**DIRECTIONS FOR THIS TASK:** Beginning with the line where "Clone this chart in matplotlib." appears, restate the lines word for word through the last one in the listing.

--- START OF GIVEN RECORDS ---

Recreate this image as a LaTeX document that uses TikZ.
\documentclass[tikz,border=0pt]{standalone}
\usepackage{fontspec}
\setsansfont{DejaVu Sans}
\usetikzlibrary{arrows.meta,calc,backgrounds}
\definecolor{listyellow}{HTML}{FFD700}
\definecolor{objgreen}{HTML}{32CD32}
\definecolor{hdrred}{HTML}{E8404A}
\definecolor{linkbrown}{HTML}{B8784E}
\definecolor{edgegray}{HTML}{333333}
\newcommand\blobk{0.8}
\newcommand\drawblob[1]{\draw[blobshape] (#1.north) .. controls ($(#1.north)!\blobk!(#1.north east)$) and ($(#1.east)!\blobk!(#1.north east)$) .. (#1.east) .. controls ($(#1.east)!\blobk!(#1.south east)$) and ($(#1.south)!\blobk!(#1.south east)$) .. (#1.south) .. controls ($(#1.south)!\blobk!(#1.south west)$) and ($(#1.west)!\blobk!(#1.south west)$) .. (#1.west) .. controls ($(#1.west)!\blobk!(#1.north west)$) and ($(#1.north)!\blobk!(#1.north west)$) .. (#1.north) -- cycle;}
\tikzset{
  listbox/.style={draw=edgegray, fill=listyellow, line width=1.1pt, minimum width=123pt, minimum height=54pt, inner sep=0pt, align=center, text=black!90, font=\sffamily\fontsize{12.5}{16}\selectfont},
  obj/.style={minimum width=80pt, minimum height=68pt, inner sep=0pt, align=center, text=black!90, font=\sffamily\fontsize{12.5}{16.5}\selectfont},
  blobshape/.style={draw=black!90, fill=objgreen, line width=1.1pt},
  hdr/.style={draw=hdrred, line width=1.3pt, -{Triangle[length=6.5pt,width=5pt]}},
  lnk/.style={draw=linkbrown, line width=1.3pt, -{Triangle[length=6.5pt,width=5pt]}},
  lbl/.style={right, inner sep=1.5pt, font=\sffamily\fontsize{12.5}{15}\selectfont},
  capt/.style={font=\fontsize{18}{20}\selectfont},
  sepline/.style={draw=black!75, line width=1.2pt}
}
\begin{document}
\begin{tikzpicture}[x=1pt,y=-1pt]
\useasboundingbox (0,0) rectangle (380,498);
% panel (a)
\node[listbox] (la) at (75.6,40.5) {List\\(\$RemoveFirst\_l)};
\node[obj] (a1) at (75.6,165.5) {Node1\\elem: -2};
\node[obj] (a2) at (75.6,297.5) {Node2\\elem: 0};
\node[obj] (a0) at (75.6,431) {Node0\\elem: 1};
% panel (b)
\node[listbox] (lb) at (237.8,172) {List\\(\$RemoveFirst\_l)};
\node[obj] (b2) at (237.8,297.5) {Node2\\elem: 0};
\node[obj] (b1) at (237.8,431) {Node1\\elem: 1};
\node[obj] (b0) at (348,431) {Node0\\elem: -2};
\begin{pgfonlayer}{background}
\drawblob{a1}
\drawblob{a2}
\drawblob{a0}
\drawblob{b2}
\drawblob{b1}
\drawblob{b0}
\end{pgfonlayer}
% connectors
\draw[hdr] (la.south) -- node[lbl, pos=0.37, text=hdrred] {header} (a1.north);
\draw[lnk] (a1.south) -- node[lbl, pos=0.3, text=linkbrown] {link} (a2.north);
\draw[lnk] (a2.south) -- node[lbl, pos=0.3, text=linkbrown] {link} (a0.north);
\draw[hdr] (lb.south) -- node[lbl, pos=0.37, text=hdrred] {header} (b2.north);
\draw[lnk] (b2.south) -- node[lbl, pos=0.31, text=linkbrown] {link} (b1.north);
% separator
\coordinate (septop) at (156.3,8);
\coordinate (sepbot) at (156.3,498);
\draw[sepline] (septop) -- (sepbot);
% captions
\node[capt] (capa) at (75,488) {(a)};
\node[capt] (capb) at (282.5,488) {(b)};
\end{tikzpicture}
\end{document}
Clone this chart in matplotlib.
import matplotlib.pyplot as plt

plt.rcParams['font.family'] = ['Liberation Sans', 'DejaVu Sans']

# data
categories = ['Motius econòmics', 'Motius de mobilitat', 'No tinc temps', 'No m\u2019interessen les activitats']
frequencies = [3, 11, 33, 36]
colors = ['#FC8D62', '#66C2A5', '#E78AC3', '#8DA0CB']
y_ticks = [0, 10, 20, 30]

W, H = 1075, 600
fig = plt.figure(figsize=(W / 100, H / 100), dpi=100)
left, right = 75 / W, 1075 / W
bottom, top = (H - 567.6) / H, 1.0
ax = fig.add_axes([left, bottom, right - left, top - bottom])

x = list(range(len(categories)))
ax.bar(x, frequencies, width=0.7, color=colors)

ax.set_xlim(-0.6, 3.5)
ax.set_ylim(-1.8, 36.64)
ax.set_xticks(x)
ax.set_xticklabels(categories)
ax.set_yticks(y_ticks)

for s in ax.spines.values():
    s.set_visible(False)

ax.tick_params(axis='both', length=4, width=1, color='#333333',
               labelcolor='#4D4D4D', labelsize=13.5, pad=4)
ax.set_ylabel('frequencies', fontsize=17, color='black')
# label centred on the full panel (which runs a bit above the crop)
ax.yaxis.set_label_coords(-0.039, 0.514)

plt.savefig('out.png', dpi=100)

--- END OF GIVEN RECORDS ---

**TASK SOLUTION:**
Clone this chart in matplotlib.
import matplotlib.pyplot as plt

plt.rcParams['font.family'] = ['Liberation Sans', 'DejaVu Sans']

# data
categories = ['Motius econòmics', 'Motius de mobilitat', 'No tinc temps', 'No m\u2019interessen les activitats']
frequencies = [3, 11, 33, 36]
colors = ['#FC8D62', '#66C2A5', '#E78AC3', '#8DA0CB']
y_ticks = [0, 10, 20, 30]

W, H = 1075, 600
fig = plt.figure(figsize=(W / 100, H / 100), dpi=100)
left, right = 75 / W, 1075 / W
bottom, top = (H - 567.6) / H, 1.0
ax = fig.add_axes([left, bottom, right - left, top - bottom])

x = list(range(len(categories)))
ax.bar(x, frequencies, width=0.7, color=colors)

ax.set_xlim(-0.6, 3.5)
ax.set_ylim(-1.8, 36.64)
ax.set_xticks(x)
ax.set_xticklabels(categories)
ax.set_yticks(y_ticks)

for s in ax.spines.values():
    s.set_visible(False)

ax.tick_params(axis='both', length=4, width=1, color='#333333',
               labelcolor='#4D4D4D', labelsize=13.5, pad=4)
ax.set_ylabel('frequencies', fontsize=17, color='black')
# label centred on the full panel (which runs a bit above the crop)
ax.yaxis.set_label_coords(-0.039, 0.514)

plt.savefig('out.png', dpi=100)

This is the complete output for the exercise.